Little-known economics professor David Brat defeated the second-ranking House of Representatives member 56%-44%.
David Brat’s shock victory exposed conservative dissatisfaction with Eric Cantor, who was first elected in 2000.
House Majority Leader Eric Cantor had been widely favored to win, having raising significantly more money than David Brat.
Eric Cantor has lost a Virginia Republican Party primary election to David Brat (photo Reuters)
David Brat attacked Eric Cantor’s record, including his support for some immigration reforms, and rallied enthusiastic members of the anti-tax, conservative populist Tea Party movement in the low-turnout race.
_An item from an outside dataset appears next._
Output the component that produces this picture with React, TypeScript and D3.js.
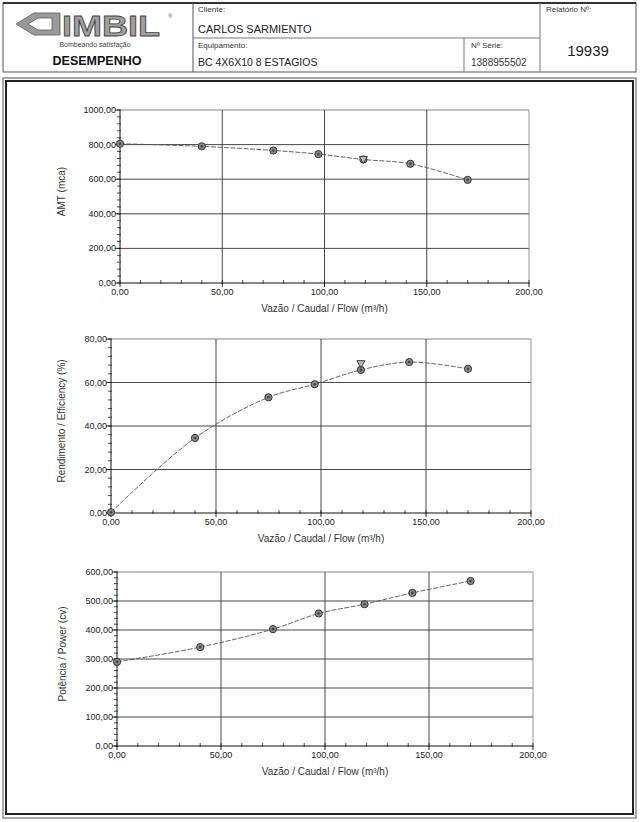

In a forewarning of trouble, last month Eric Cantor was booed at a meeting of Republican activists after a local party chairman whom he supported was removed in favor of a Tea Party candidate.
A lawyer, Eric Cantor, 51, was first elected to Congress in 2000 after serving nine years in the Virginia House of Delegates.
After the Tea Party emerged in 2009, he forged ties with the loose-knit movement, drawing on its support to help the Republicans take control of the House of Representatives the following year.
Eric Cantor was seen as representing a more conservative counterweight to House Speaker John Boehner, seen by some in the Tea Party as too conciliatory to Democratic President Barack Obama.
He was even viewed by some as possible successor to John Boehner.
David Brat will now face Democratic nominee Jack Trammell – also a professor at Randolph-Macon College – in this fall’s general election.